— What you should do —
Output each line exactly as it appears, skipping any embedded picture.

— Source excerpt —

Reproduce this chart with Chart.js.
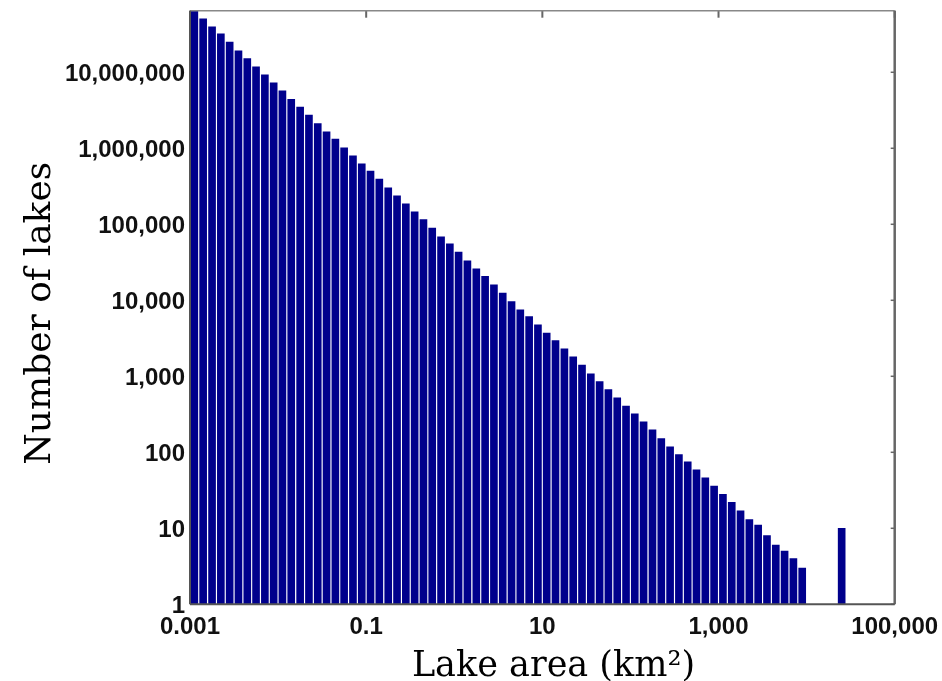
<!DOCTYPE html>
<html>
<head>
<meta charset="utf-8">
<script src="https://cdn.jsdelivr.net/npm/chart.js@4.4.1/dist/chart.umd.min.js"></script>
<style>
  body { margin: 0; background: #fff; }
</style>
</head>
<body>
<canvas id="lakeChart" width="942" height="681"></canvas>
<script>
// bin centres (km2), 10 bins per decade, plus the one big lake on its own
const binCentres = [
  0.00112, 0.00141, 0.00178, 0.00224, 0.00282, 0.00355, 0.00447, 0.00562, 0.00708, 0.00891,
  0.0112, 0.0141, 0.0178, 0.0224, 0.0282, 0.0355, 0.0447, 0.0562, 0.0708, 0.0891,
  0.112, 0.141, 0.178, 0.224, 0.282, 0.355, 0.447, 0.562, 0.708, 0.891,
  1.12, 1.41, 1.78, 2.24, 2.82, 3.55, 4.47, 5.62, 7.08, 8.91,
  11.2, 14.1, 17.8, 22.4, 28.2, 35.5, 44.7, 56.2, 70.8, 89.1,
  112, 141, 178, 224, 282, 355, 447, 562, 708, 891,
  1122, 1413, 1778, 2239, 2818, 3548, 4467, 5623, 7079, 8913,
  25000
];

const lakeCounts = [
  68000000, 50600000, 39700000, 32100000, 24900000, 19200000, 15100000, 11800000, 9270000, 7280000,
  5710000, 4390000, 3480000, 2740000, 2120000, 1650000, 1320000, 1016000, 796000, 625000,
  501000, 393000, 302000, 237000, 186000, 146000, 115000, 89100, 68500, 55400,
  43100, 33100, 26000, 20600, 16000, 12400, 9640, 7500, 6120, 4760,
  3700, 2960, 2300, 1810, 1400, 1080, 855, 670, 521, 405,
  321, 252, 198, 152, 118, 93, 75, 59, 46, 36,
  28, 22, 17, 13, 11, 8, 6, 5, 4, 3,
  10
];

const xTicks = [0.001, 0.1, 10, 1000, 100000];
const yTicks = [1, 10, 100, 1000, 10000, 100000, 1000000, 10000000];

const tickFont = { family: "'Liberation Sans', Arial, sans-serif", size: 24, weight: 'bold' };
const titleFamily = "'DejaVu Serif', serif";

// matlab style box with the little inner ticks on top and right
const frame = {
  id: 'frame',
  afterDatasetsDraw(chart) {
    const { ctx, chartArea: a, scales } = chart;
    ctx.save();
    ctx.strokeStyle = '#666';
    ctx.lineWidth = 2;
    xTicks.forEach(v => {
      const px = scales.x.getPixelForValue(v);
      ctx.beginPath();
      ctx.moveTo(px, a.top);
      ctx.lineTo(px, a.top + 7);
      ctx.stroke();
    });
    ctx.lineWidth = 1.5;
    yTicks.forEach(v => {
      const py = scales.y.getPixelForValue(v);
      ctx.beginPath();
      ctx.moveTo(a.right, py);
      ctx.lineTo(a.right - 4, py);
      ctx.stroke();
    });
    ctx.strokeStyle = '#888';
    ctx.lineWidth = 1.5;
    ctx.beginPath();
    ctx.moveTo(a.left, a.top);
    ctx.lineTo(a.right, a.top);
    ctx.stroke();
    ctx.strokeStyle = '#666';
    ctx.lineWidth = 2.5;
    ctx.beginPath();
    ctx.moveTo(a.right, a.top);
    ctx.lineTo(a.right, a.bottom);
    ctx.stroke();
    ctx.strokeStyle = '#555';
    ctx.lineWidth = 2;
    ctx.beginPath();
    ctx.moveTo(a.left, a.bottom);
    ctx.lineTo(a.right, a.bottom);
    ctx.moveTo(a.left, a.top);
    ctx.lineTo(a.left, a.bottom);
    ctx.stroke();
    ctx.restore();
  }
};

new Chart(document.getElementById('lakeChart'), {
  type: 'bar',
  data: {
    datasets: [{
      label: 'Number of lakes',
      data: binCentres.map((x, i) => ({ x: x, y: lakeCounts[i] })),
      backgroundColor: '#00008c',
      borderWidth: 0,
      barThickness: 7
    }]
  },
  options: {
    responsive: false,
    animation: false,
    layout: { padding: { top: 10.7, right: 47.3, left: 0, bottom: 0 } },
    plugins: {
      legend: { display: false },
      tooltip: { enabled: false }
    },
    scales: {
      x: {
        type: 'logarithmic',
        min: 0.001,
        max: 100000,
        offset: false,
        grid: { display: false, drawTicks: false },
        border: { display: false },
        afterBuildTicks: s => { s.ticks = xTicks.map(v => ({ value: v })); },
        afterFit: s => { s.height = 76.7; s.paddingLeft = 0; s.paddingRight = 0; },
        ticks: {
          autoSkip: false,
          maxRotation: 0,
          padding: 9,
          color: '#111',
          font: tickFont,
          callback: v => Number(v).toLocaleString('en-US', { maximumFractionDigits: 3 })
        },
        title: {
          display: true,
          text: '  Lake area (km²)',   // leading spaces nudge it right like the original
          color: '#000',
          font: { family: titleFamily, size: 35 },
          padding: { top: 0, bottom: -7 }
        }
      },
      y: {
        type: 'logarithmic',
        min: 1,
        max: 64600000,
        grid: { display: false, drawTicks: false },
        border: { display: false },
        afterBuildTicks: s => { s.ticks = yTicks.map(v => ({ value: v })); },
        afterFit: s => { s.width = 190; s.paddingTop = 0; s.paddingBottom = 0; },
        ticks: {
          autoSkip: false,
          padding: 5,
          labelOffset: 2,
          color: '#111',
          font: tickFont,
          callback: v => Number(v).toLocaleString('en-US')
        },
        title: {
          display: true,
          text: 'Number of lakes ',
          color: '#000',
          font: { family: titleFamily, size: 36 },
          padding: { top: 19, bottom: 0 }
        }
      }
    }
  },
  plugins: [frame]
});
</script>
</body>
</html>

— Exercise response —
Reproduce this chart with Chart.js.
<!DOCTYPE html>
<html>
<head>
<meta charset="utf-8">
<script src="https://cdn.jsdelivr.net/npm/chart.js@4.4.1/dist/chart.umd.min.js"></script>
<style>
  body { margin: 0; background: #fff; }
</style>
</head>
<body>
<canvas id="lakeChart" width="942" height="681"></canvas>
<script>
// bin centres (km2), 10 bins per decade, plus the one big lake on its own
const binCentres = [
  0.00112, 0.00141, 0.00178, 0.00224, 0.00282, 0.00355, 0.00447, 0.00562, 0.00708, 0.00891,
  0.0112, 0.0141, 0.0178, 0.0224, 0.0282, 0.0355, 0.0447, 0.0562, 0.0708, 0.0891,
  0.112, 0.141, 0.178, 0.224, 0.282, 0.355, 0.447, 0.562, 0.708, 0.891,
  1.12, 1.41, 1.78, 2.24, 2.82, 3.55, 4.47, 5.62, 7.08, 8.91,
  11.2, 14.1, 17.8, 22.4, 28.2, 35.5, 44.7, 56.2, 70.8, 89.1,
  112, 141, 178, 224, 282, 355, 447, 562, 708, 891,
  1122, 1413, 1778, 2239, 2818, 3548, 4467, 5623, 7079, 8913,
  25000
];

const lakeCounts = [
  68000000, 50600000, 39700000, 32100000, 24900000, 19200000, 15100000, 11800000, 9270000, 7280000,
  5710000, 4390000, 3480000, 2740000, 2120000, 1650000, 1320000, 1016000, 796000, 625000,
  501000, 393000, 302000, 237000, 186000, 146000, 115000, 89100, 68500, 55400,
  43100, 33100, 26000, 20600, 16000, 12400, 9640, 7500, 6120, 4760,
  3700, 2960, 2300, 1810, 1400, 1080, 855, 670, 521, 405,
  321, 252, 198, 152, 118, 93, 75, 59, 46, 36,
  28, 22, 17, 13, 11, 8, 6, 5, 4, 3,
  10
];

const xTicks = [0.001, 0.1, 10, 1000, 100000];
const yTicks = [1, 10, 100, 1000, 10000, 100000, 1000000, 10000000];

const tickFont = { family: "'Liberation Sans', Arial, sans-serif", size: 24, weight: 'bold' };
const titleFamily = "'DejaVu Serif', serif";

// matlab style box with the little inner ticks on top and right
const frame = {
  id: 'frame',
  afterDatasetsDraw(chart) {
    const { ctx, chartArea: a, scales } = chart;
    ctx.save();
    ctx.strokeStyle = '#666';
    ctx.lineWidth = 2;
    xTicks.forEach(v => {
      const px = scales.x.getPixelForValue(v);
      ctx.beginPath();
      ctx.moveTo(px, a.top);
      ctx.lineTo(px, a.top + 7);
      ctx.stroke();
    });
    ctx.lineWidth = 1.5;
    yTicks.forEach(v => {
      const py = scales.y.getPixelForValue(v);
      ctx.beginPath();
      ctx.moveTo(a.right, py);
      ctx.lineTo(a.right - 4, py);
      ctx.stroke();
    });
    ctx.strokeStyle = '#888';
    ctx.lineWidth = 1.5;
    ctx.beginPath();
    ctx.moveTo(a.left, a.top);
    ctx.lineTo(a.right, a.top);
    ctx.stroke();
    ctx.strokeStyle = '#666';
    ctx.lineWidth = 2.5;
    ctx.beginPath();
    ctx.moveTo(a.right, a.top);
    ctx.lineTo(a.right, a.bottom);
    ctx.stroke();
    ctx.strokeStyle = '#555';
    ctx.lineWidth = 2;
    ctx.beginPath();
    ctx.moveTo(a.left, a.bottom);
    ctx.lineTo(a.right, a.bottom);
    ctx.moveTo(a.left, a.top);
    ctx.lineTo(a.left, a.bottom);
    ctx.stroke();
    ctx.restore();
  }
};

new Chart(document.getElementById('lakeChart'), {
  type: 'bar',
  data: {
    datasets: [{
      label: 'Number of lakes',
      data: binCentres.map((x, i) => ({ x: x, y: lakeCounts[i] })),
      backgroundColor: '#00008c',
      borderWidth: 0,
      barThickness: 7
    }]
  },
  options: {
    responsive: false,
    animation: false,
    layout: { padding: { top: 10.7, right: 47.3, left: 0, bottom: 0 } },
    plugins: {
      legend: { display: false },
      tooltip: { enabled: false }
    },
    scales: {
      x: {
        type: 'logarithmic',
        min: 0.001,
        max: 100000,
        offset: false,
        grid: { display: false, drawTicks: false },
        border: { display: false },
        afterBuildTicks: s => { s.ticks = xTicks.map(v => ({ value: v })); },
        afterFit: s => { s.height = 76.7; s.paddingLeft = 0; s.paddingRight = 0; },
        ticks: {
          autoSkip: false,
          maxRotation: 0,
          padding: 9,
          color: '#111',
          font: tickFont,
          callback: v => Number(v).toLocaleString('en-US', { maximumFractionDigits: 3 })
        },
        title: {
          display: true,
          text: '  Lake area (km²)',   // leading spaces nudge it right like the original
          color: '#000',
          font: { family: titleFamily, size: 35 },
          padding: { top: 0, bottom: -7 }
        }
      },
      y: {
        type: 'logarithmic',
        min: 1,
        max: 64600000,
        grid: { display: false, drawTicks: false },
        border: { display: false },
        afterBuildTicks: s => { s.ticks = yTicks.map(v => ({ value: v })); },
        afterFit: s => { s.width = 190; s.paddingTop = 0; s.paddingBottom = 0; },
        ticks: {
          autoSkip: false,
          padding: 5,
          labelOffset: 2,
          color: '#111',
          font: tickFont,
          callback: v => Number(v).toLocaleString('en-US')
        },
        title: {
          display: true,
          text: 'Number of lakes ',
          color: '#000',
          font: { family: titleFamily, size: 36 },
          padding: { top: 19, bottom: 0 }
        }
      }
    }
  },
  plugins: [frame]
});
</script>
</body>
</html>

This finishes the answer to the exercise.